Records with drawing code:
>> begin

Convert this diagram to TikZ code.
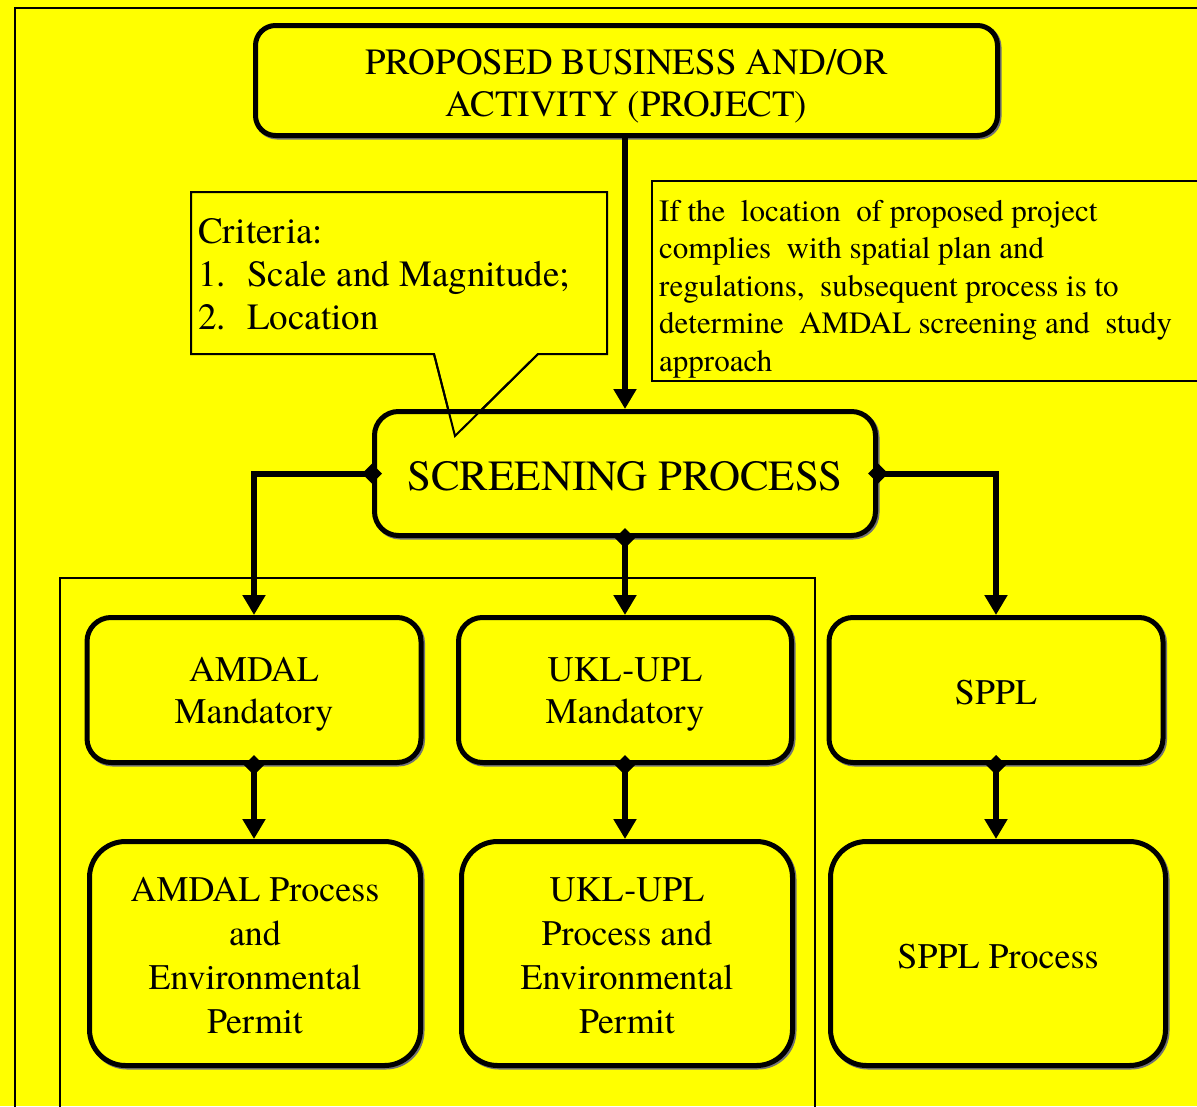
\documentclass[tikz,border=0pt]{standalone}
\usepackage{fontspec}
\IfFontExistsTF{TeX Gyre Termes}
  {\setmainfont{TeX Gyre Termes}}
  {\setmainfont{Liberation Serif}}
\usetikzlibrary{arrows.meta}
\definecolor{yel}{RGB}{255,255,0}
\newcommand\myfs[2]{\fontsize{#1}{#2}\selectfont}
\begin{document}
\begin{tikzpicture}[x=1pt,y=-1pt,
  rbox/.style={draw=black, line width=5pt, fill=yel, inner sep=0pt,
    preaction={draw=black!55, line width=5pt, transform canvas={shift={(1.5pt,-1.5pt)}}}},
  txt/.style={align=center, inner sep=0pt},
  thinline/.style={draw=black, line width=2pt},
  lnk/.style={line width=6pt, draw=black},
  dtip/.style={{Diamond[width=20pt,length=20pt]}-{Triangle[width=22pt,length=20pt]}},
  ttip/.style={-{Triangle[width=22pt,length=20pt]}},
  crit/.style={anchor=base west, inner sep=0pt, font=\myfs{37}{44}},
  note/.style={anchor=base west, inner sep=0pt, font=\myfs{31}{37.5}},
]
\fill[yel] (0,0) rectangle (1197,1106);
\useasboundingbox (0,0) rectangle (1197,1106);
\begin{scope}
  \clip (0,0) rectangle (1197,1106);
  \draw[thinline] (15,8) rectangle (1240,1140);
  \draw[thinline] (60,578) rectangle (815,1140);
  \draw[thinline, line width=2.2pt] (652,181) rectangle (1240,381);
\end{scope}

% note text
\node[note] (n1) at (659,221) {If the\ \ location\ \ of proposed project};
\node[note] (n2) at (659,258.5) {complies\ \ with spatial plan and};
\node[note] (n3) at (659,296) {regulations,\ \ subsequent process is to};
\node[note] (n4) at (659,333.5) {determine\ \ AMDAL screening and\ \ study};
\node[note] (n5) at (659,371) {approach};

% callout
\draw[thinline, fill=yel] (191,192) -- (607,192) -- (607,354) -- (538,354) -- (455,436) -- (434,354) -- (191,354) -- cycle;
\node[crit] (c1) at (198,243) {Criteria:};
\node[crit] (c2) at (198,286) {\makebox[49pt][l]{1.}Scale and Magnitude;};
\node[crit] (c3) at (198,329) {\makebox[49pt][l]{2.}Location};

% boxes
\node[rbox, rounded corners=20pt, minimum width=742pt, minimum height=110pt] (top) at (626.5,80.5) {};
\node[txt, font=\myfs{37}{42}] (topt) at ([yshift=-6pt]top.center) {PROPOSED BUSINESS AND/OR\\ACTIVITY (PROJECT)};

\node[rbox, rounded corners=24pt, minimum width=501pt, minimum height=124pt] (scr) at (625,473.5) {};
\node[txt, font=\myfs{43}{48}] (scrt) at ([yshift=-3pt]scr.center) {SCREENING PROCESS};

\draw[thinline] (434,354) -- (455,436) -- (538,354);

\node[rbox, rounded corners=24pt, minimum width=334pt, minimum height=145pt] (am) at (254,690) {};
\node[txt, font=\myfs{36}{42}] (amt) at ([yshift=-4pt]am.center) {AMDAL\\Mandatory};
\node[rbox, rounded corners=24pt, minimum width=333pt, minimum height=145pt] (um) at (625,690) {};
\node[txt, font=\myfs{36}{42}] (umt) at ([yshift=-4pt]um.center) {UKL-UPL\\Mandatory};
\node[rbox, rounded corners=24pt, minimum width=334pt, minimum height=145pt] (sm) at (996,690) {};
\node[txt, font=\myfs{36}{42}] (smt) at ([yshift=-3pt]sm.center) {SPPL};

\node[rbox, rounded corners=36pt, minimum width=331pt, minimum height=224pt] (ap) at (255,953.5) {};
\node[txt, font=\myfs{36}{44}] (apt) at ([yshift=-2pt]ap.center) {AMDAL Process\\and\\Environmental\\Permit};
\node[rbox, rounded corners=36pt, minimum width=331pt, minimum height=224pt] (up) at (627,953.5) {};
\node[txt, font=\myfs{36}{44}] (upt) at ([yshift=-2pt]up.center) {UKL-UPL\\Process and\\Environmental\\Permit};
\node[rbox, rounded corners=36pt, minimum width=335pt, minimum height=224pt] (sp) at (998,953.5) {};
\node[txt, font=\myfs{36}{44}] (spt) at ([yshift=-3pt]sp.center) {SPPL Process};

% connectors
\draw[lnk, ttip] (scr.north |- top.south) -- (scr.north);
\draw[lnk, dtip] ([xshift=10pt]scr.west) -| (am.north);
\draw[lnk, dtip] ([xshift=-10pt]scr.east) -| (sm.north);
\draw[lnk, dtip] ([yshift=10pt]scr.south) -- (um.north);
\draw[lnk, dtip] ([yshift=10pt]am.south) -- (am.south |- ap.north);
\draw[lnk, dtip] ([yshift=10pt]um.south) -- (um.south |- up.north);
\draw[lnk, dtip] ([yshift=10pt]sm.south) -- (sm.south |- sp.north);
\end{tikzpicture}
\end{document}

>> end
>> begin

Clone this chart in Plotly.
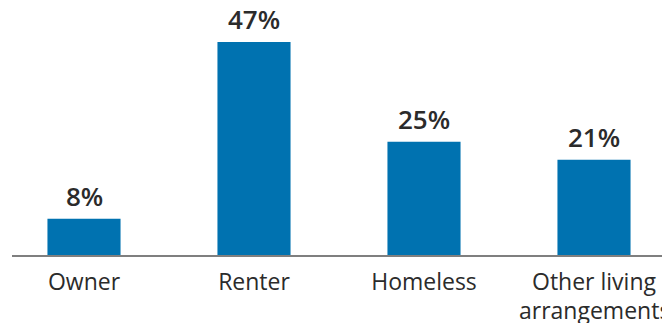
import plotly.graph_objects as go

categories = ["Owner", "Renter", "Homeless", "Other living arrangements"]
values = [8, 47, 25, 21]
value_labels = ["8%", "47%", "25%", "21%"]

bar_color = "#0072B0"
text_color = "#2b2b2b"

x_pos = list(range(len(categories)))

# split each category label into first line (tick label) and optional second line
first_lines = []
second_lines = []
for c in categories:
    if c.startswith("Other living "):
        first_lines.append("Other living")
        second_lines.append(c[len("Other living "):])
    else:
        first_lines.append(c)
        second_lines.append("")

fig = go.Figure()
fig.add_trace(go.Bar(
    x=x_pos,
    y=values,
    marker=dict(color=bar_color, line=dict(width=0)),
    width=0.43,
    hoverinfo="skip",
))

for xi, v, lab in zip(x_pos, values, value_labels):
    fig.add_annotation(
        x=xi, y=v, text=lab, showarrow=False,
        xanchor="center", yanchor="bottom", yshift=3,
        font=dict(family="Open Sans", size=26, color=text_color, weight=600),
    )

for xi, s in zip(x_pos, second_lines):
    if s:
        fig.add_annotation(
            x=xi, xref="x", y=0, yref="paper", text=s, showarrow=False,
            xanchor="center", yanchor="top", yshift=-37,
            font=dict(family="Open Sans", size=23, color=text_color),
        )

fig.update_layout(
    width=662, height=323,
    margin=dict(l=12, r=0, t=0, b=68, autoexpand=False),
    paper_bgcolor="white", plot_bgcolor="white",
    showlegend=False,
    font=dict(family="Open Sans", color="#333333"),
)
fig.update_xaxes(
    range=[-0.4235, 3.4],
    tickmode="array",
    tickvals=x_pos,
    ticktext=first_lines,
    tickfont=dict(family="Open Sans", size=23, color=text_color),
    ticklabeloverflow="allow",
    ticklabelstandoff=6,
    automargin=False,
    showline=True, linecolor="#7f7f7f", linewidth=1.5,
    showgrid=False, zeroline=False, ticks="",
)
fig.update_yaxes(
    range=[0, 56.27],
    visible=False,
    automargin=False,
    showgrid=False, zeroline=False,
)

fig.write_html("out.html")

>> end

▸ WHAT YOU SHOULD DO
From the data, collect all lines where the string "this" appears.

▸ FINAL ANSWER
Convert this diagram to TikZ code.
Clone this chart in Plotly.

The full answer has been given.